Grand Tour Perspectives
The Routines of Professional Mechanics
Grand Tours have their own rules. They are a logistical undertaking unlike any other. It is therefore, that for all teams taking to the start a good preparation and a daily routine are key.
While specific training and race goals are set prior to the season, the logistical planning for each of the three Grand Tours starts about two months prior to the departure. The organizers of the Giro d’Italia, the Tour de France, and La Vuelta provide the hotels. The teams, though, have to take care of all other relevant matters, from transport and staff selection to equipment needs.
Over the course of nearly 20 years at the top-level of the sport, CeramicSpeed sponsored team AG2R-La Mondiale has gained a routine in preparing for a Grand Tour. It is therefore that they know how to be ready for any eventualities.
A logistical perspective
The preparation and for a Grand Tour starts weeks prior to the race. The team’s leadership decides on who is going to race and work at which race. In conjunction with the sponsors all equipment needs are met. Then, about a week before the depart of a Grand Tour, the truck gets loaded with all race bikes and spare parts. After that it’s go-time. For nearly a month. Day by day.
The mechanics perspective
A group of 5 mechanics will look after the bikes of the 8 selected riders for the race. Lead by road captain Hubert Dupont at the upcoming La Vuelta, Mikael Cherel, Tony Gallopin, Alexandre Geniez, Ben Gastauer, Julian Duval, Alexis Gougeard, and Nans Peters will each have 3 Factor O2 bikes available. In addition to that, some riders will also be able to use the brand’s aero bike, the One. For the time trials Factor provides 2 Slick’s for each rider. In total, the team will bring around 45 bikes to the race.
The 2018 La Vuelta starts this coming Saturday in Malaga and will conclude in Madrid in three weeks later. Before the start the mechanics will ensure that all bikes race-ready. To get these to the race they’ll use two different vehicles; a van for all time trial bikes, and a truck for all other bikes.
One of the mechanics will have the responsibility for all time trial bikes. Since these are only used at stages 1 and 16 he’ll return to the team's Service Course between and after those stages.
The other mechanics split their responsibilities to be as efficient as possible. Each mechanic will look after the bikes of up to three specific riders during a Grand Tour. Before the race departs they’ll decide who’ll join the sports director during the stage and who’s driving the truck to the next hotel, to set everything up for the after-race service hours. They’ll do so for three weeks, becoming some of the closest familiars of the riders, meeting all their daily bike-related requirements.
The daily routine
At the start of a Grand Tour each team receives their race manuals. Besides all stage profiles, these manuals also include informations about all hotels.

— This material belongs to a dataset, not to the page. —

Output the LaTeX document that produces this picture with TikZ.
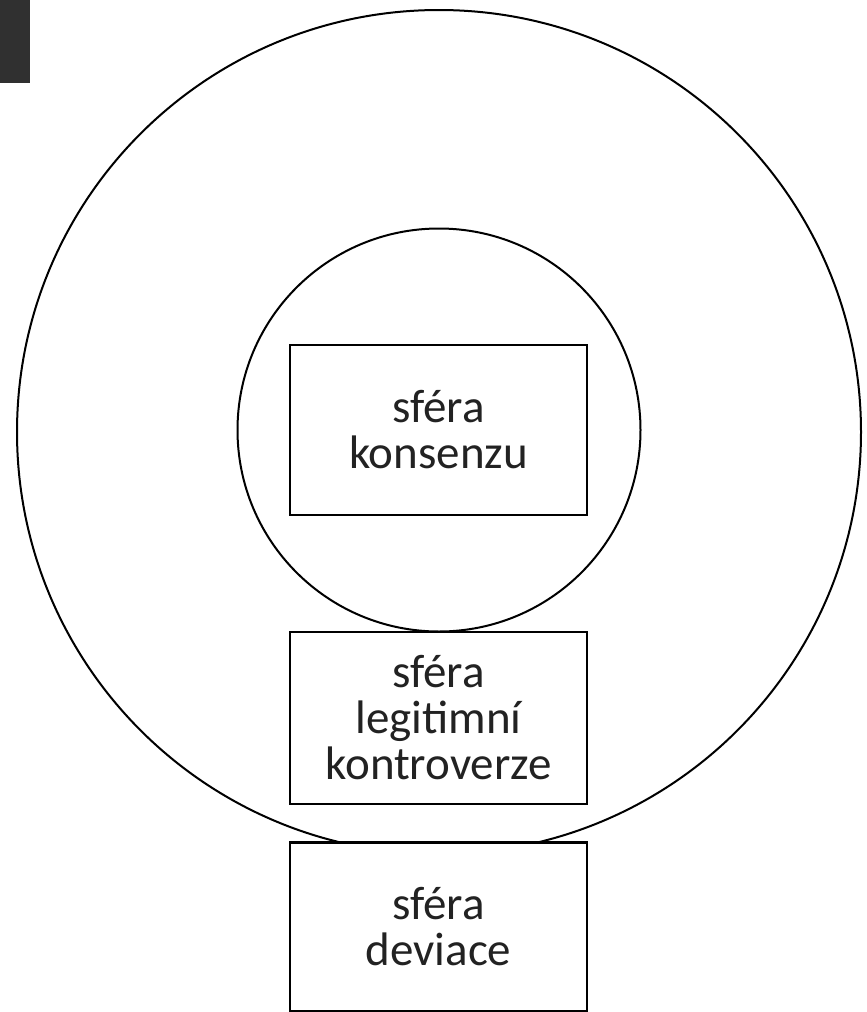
\documentclass[tikz,border=0pt]{standalone}
\usepackage{fontspec}
\setmainfont{Carlito}
\usetikzlibrary{positioning}
\definecolor{tmava}{HTML}{303030}
\definecolor{pismo}{HTML}{222222}
\tikzset{
    %Define standard box for a sphere
    sfera/.style={
      rectangle,
      draw=black, line width=2.3pt,
      fill=white,
      minimum width=297pt,
      minimum height=170pt,
      text=pismo,
      align=center,
      font=\fontsize{47}{46}\selectfont},
    kruh/.style={
      circle,
      draw=black, line width=2pt,
      inner sep=0pt},
}
\begin{document}
\begin{tikzpicture}[x=1pt,y=-1pt]
    \useasboundingbox (0,0) rectangle (867,1012);
    \fill[tmava] (0,0) rectangle (30,83);
    \node (vnejsi) [kruh,minimum size=844pt] at (439,432) {};
    \node (vnitrni) [kruh,minimum size=403pt] at (439,430) {};
    \node (konsenzus) [sfera] at (438.5,430)
          {sféra\\konsenzu};
    \node (kontroverze) [sfera,minimum height=172pt] [below=114.5pt of konsenzus]
          {sféra\\legitimní\\kontroverze};
    \node (deviace) [sfera,minimum height=168.5pt] [below=36.5pt of kontroverze]
          {sféra\\deviace};
\end{tikzpicture}
\end{document}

Apart from some minor adjustments, the mechanics will get the ideas they already had about the technical requirements for the upcoming stages confirmed. When arriving at the first hotel, after the first team meeting, they’ll start with their daily routine.
Come race day, the days will get longer for the mechanics. Depending on the distance the teams have to travel to get from the hotel to the start of a stage, they’ll decide when to prepare the race cars for the hours ahead. The first set of spare bikes will be put onto the roof of race car 1, the second set onto race car 2. The race bikes will be transported to the start on the roof of an additional vehicle, normally the one that is used as the team's lead car during the stages.
As soon as the team leaves the hotel for the start, one of the mechanics will drive the truck to the next hotel to set up for the night. The others will drive the race cars to the stage start. After arriving at the paddock they’ll line up the race bikes for the riders and await the start. If all goes well, then there will be no incidents during a stage. However, the mechanics won't rest though. The race jury keeps all teams informed about the race situation during the stages. The mechanics will closely follow to help the sports directors make their decisions.
After the stage, the race bikes will be put back onto the roofs again, ready to be washed and serviced for the next stage.
The days are long for mechanics at a Grand Tour. As are they for everyone else who’s at the race. And with the Vuelta a Espana starting on Saturday, AG2R-La Mondiale will be prepared and ready for the three weeks to come.